* Required work: Exclude the pictures and return every line exactly as written.

* Dataset content:
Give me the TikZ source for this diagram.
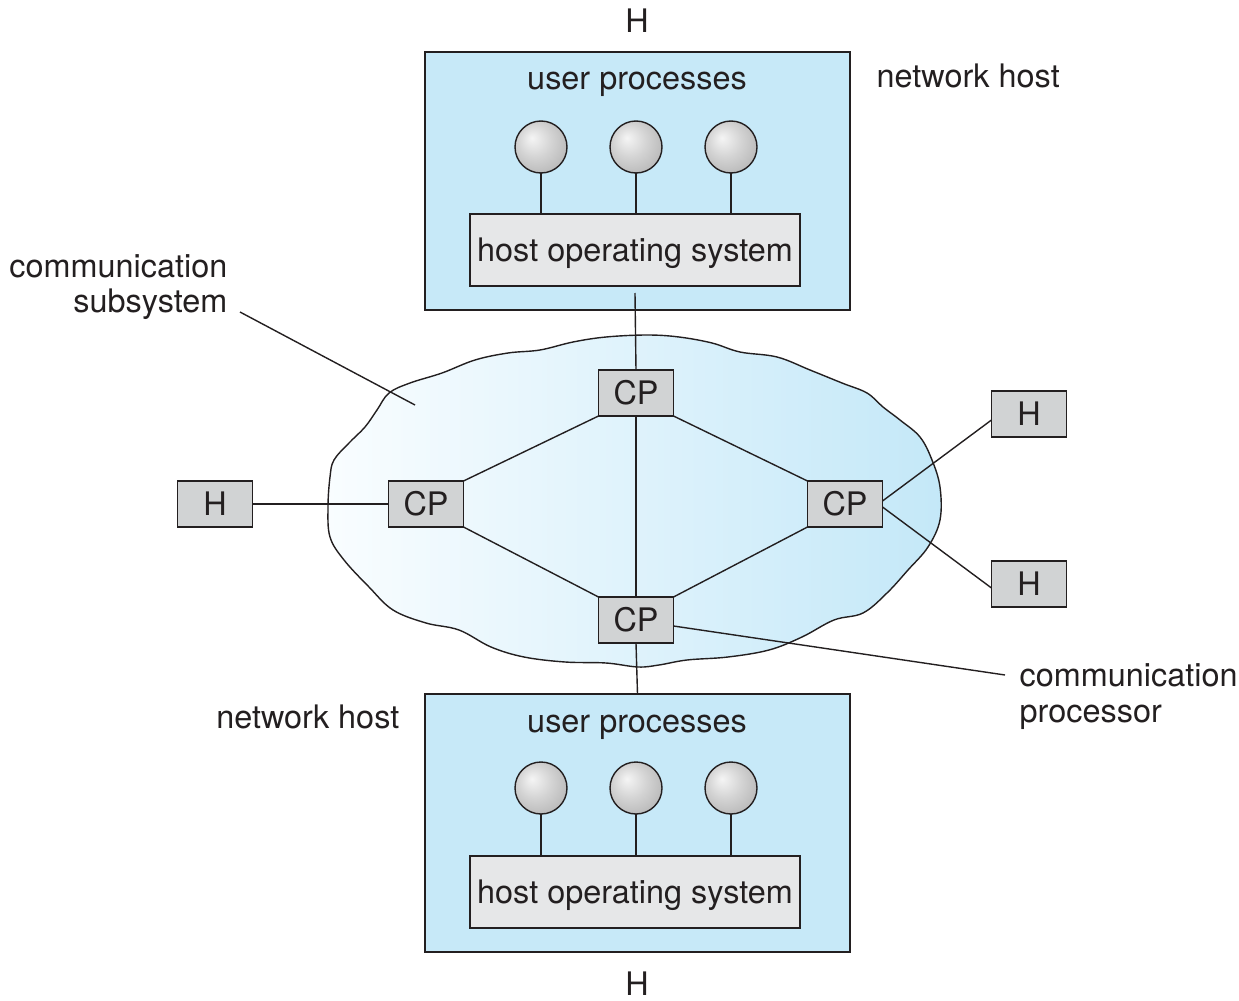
\documentclass[tikz,border=0pt]{standalone}
\usepackage{fontspec}
\setmainfont{TeX Gyre Heros}
\definecolor{hostblue}{RGB}{199,233,248}
\definecolor{osgray}{RGB}{230,231,232}
\definecolor{cpgray}{RGB}{209,211,212}
\definecolor{cloudleft}{RGB}{249,253,255}
\definecolor{cloudright}{RGB}{196,232,248}
\definecolor{ink}{RGB}{35,31,32}
\pgfdeclareradialshading{sphereshade}{\pgfqpoint{-9bp}{9bp}}{color(0bp)=(black!4); color(5bp)=(black!8); color(16bp)=(black!17); color(30bp)=(black!27); color(50bp)=(black!32)}
\begin{document}
\begin{tikzpicture}[x=0.5pt,y=-0.5pt,line width=0.7pt,draw=ink,text=ink,
  font=\fontsize{16.2}{17.5}\selectfont,
  hostbox/.style={draw,fill=hostblue,minimum width=212.5pt,minimum height=129pt,outer sep=0pt},
  osbox/.style={draw,fill=osgray,minimum width=165pt,minimum height=36pt,inner sep=0pt,outer sep=0pt,text depth=0pt},
  cpbox/.style={draw,fill=cpgray,minimum width=37.5pt,minimum height=23pt,inner sep=0pt,outer sep=0pt},
  proc/.style={circle,draw,shading=sphereshade,minimum size=26pt,inner sep=0pt,outer sep=0pt},
  lbl/.style={inner sep=0pt}]
\useasboundingbox (0,0) rectangle (1239,1001);

% communication subsystem
\shadedraw[left color=cloudleft,right color=cloudright] plot[smooth cycle,tension=0.6] coordinates {
  (330,477) (328,507) (330,537) (344,560) (369,587) (393,610) (426,623) (459,630)
  (491,647) (524,657) (565,662) (606,663) (638,667) (659,665) (687,660) (728,657)
  (769,650) (802,637) (834,620) (863,613) (887,593) (908,570) (928,547) (940,520)
  (940,487) (932,460) (920,437) (900,420) (883,407) (867,393) (842,383) (810,370)
  (777,357) (740,352) (712,343) (679,337) (647,335) (606,337) (573,342) (540,350)
  (508,353) (475,360) (442,373) (410,383) (389,393) (377,410) (365,427) (349,443)
  (334,460)};

% network hosts
\node[hostbox] (hostTop) at (637.5,181) {};
\node[hostbox] (hostBot) at (637.5,823) {};
\node[lbl] (upTop) at (637,84) {user processes};
\node[lbl] (upBot) at (637,727) {user processes};
\node[osbox] (osTop) at (635,250) {host operating system};
\node[osbox] (osBot) at (635,892) {host operating system};
\foreach \x [count=\i] in {541,636,731} {
  \node[proc] (pTop\i) at (\x,147) {};
  \node[proc] (pBot\i) at (\x,788) {};
  \draw (pTop\i) -- (pTop\i |- osTop.north);
  \draw (pBot\i) -- (pBot\i |- osBot.north);
}
\node[lbl] (hTop) at (637,21) {H};
\node[lbl,text depth=0pt] (hBot) at (637,984) {H};
\node[lbl,anchor=west] (nhTop) at (876,76) {network host};
\node[lbl,anchor=east] (nhBot) at (400,717) {network host};

% processors and hosts
\node[cpbox] (cpTop) at (636,393) {CP};
\node[cpbox] (cpLeft) at (426,504) {CP};
\node[cpbox] (cpRight) at (845,504) {CP};
\node[cpbox] (cpBot) at (636,620) {CP};
\node[cpbox] (hLeft) at (215,504) {H};
\node[cpbox] (hRightA) at (1029,414) {H};
\node[cpbox] (hRightB) at (1029,584) {H};

\draw ([yshift=-3.5pt]osTop.south) -- (cpTop.north);
\draw (cpTop) -- (cpBot);
\draw (cpBot.south) -- (hostBot.north);
\draw (cpTop.south west) -- (cpLeft.north east);
\draw (cpLeft.south east) -- (cpBot.north west);
\draw (cpTop.south east) -- (cpRight.north west);
\draw (cpRight.south west) -- (cpBot.north east);
\draw (hLeft) -- (cpLeft);
\draw ([yshift=-10pt]cpRight.north east) -- ([yshift=-3pt]hRightA.west);
\draw ([yshift=10pt]cpRight.south east) -- ([yshift=-2pt]hRightB.west);

% labels
\node[lbl,anchor=east,align=right] (subsysLbl) at (228,287) {communication\\subsystem};
\coordinate (subsysFrom) at (240,312);
\coordinate (subsysTip) at (415,405);
\draw (subsysFrom) -- (subsysTip);
\node[lbl,anchor=west,align=left,font=\fontsize{16.2}{18}\selectfont] (procLbl) at (1019,697) {communication\\processor};
\coordinate (procFrom) at (1005,675);
\draw ([yshift=-3pt]cpBot.east) -- (procFrom);
\end{tikzpicture}
\end{document}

* Full solution:
Give me the TikZ source for this diagram.
\documentclass[tikz,border=0pt]{standalone}
\usepackage{fontspec}
\setmainfont{TeX Gyre Heros}
\definecolor{hostblue}{RGB}{199,233,248}
\definecolor{osgray}{RGB}{230,231,232}
\definecolor{cpgray}{RGB}{209,211,212}
\definecolor{cloudleft}{RGB}{249,253,255}
\definecolor{cloudright}{RGB}{196,232,248}
\definecolor{ink}{RGB}{35,31,32}
\pgfdeclareradialshading{sphereshade}{\pgfqpoint{-9bp}{9bp}}{color(0bp)=(black!4); color(5bp)=(black!8); color(16bp)=(black!17); color(30bp)=(black!27); color(50bp)=(black!32)}
\begin{document}
\begin{tikzpicture}[x=0.5pt,y=-0.5pt,line width=0.7pt,draw=ink,text=ink,
  font=\fontsize{16.2}{17.5}\selectfont,
  hostbox/.style={draw,fill=hostblue,minimum width=212.5pt,minimum height=129pt,outer sep=0pt},
  osbox/.style={draw,fill=osgray,minimum width=165pt,minimum height=36pt,inner sep=0pt,outer sep=0pt,text depth=0pt},
  cpbox/.style={draw,fill=cpgray,minimum width=37.5pt,minimum height=23pt,inner sep=0pt,outer sep=0pt},
  proc/.style={circle,draw,shading=sphereshade,minimum size=26pt,inner sep=0pt,outer sep=0pt},
  lbl/.style={inner sep=0pt}]
\useasboundingbox (0,0) rectangle (1239,1001);

% communication subsystem
\shadedraw[left color=cloudleft,right color=cloudright] plot[smooth cycle,tension=0.6] coordinates {
  (330,477) (328,507) (330,537) (344,560) (369,587) (393,610) (426,623) (459,630)
  (491,647) (524,657) (565,662) (606,663) (638,667) (659,665) (687,660) (728,657)
  (769,650) (802,637) (834,620) (863,613) (887,593) (908,570) (928,547) (940,520)
  (940,487) (932,460) (920,437) (900,420) (883,407) (867,393) (842,383) (810,370)
  (777,357) (740,352) (712,343) (679,337) (647,335) (606,337) (573,342) (540,350)
  (508,353) (475,360) (442,373) (410,383) (389,393) (377,410) (365,427) (349,443)
  (334,460)};

% network hosts
\node[hostbox] (hostTop) at (637.5,181) {};
\node[hostbox] (hostBot) at (637.5,823) {};
\node[lbl] (upTop) at (637,84) {user processes};
\node[lbl] (upBot) at (637,727) {user processes};
\node[osbox] (osTop) at (635,250) {host operating system};
\node[osbox] (osBot) at (635,892) {host operating system};
\foreach \x [count=\i] in {541,636,731} {
  \node[proc] (pTop\i) at (\x,147) {};
  \node[proc] (pBot\i) at (\x,788) {};
  \draw (pTop\i) -- (pTop\i |- osTop.north);
  \draw (pBot\i) -- (pBot\i |- osBot.north);
}
\node[lbl] (hTop) at (637,21) {H};
\node[lbl,text depth=0pt] (hBot) at (637,984) {H};
\node[lbl,anchor=west] (nhTop) at (876,76) {network host};
\node[lbl,anchor=east] (nhBot) at (400,717) {network host};

% processors and hosts
\node[cpbox] (cpTop) at (636,393) {CP};
\node[cpbox] (cpLeft) at (426,504) {CP};
\node[cpbox] (cpRight) at (845,504) {CP};
\node[cpbox] (cpBot) at (636,620) {CP};
\node[cpbox] (hLeft) at (215,504) {H};
\node[cpbox] (hRightA) at (1029,414) {H};
\node[cpbox] (hRightB) at (1029,584) {H};

\draw ([yshift=-3.5pt]osTop.south) -- (cpTop.north);
\draw (cpTop) -- (cpBot);
\draw (cpBot.south) -- (hostBot.north);
\draw (cpTop.south west) -- (cpLeft.north east);
\draw (cpLeft.south east) -- (cpBot.north west);
\draw (cpTop.south east) -- (cpRight.north west);
\draw (cpRight.south west) -- (cpBot.north east);
\draw (hLeft) -- (cpLeft);
\draw ([yshift=-10pt]cpRight.north east) -- ([yshift=-3pt]hRightA.west);
\draw ([yshift=10pt]cpRight.south east) -- ([yshift=-2pt]hRightB.west);

% labels
\node[lbl,anchor=east,align=right] (subsysLbl) at (228,287) {communication\\subsystem};
\coordinate (subsysFrom) at (240,312);
\coordinate (subsysTip) at (415,405);
\draw (subsysFrom) -- (subsysTip);
\node[lbl,anchor=west,align=left,font=\fontsize{16.2}{18}\selectfont] (procLbl) at (1019,697) {communication\\processor};
\coordinate (procFrom) at (1005,675);
\draw ([yshift=-3pt]cpBot.east) -- (procFrom);
\end{tikzpicture}
\end{document}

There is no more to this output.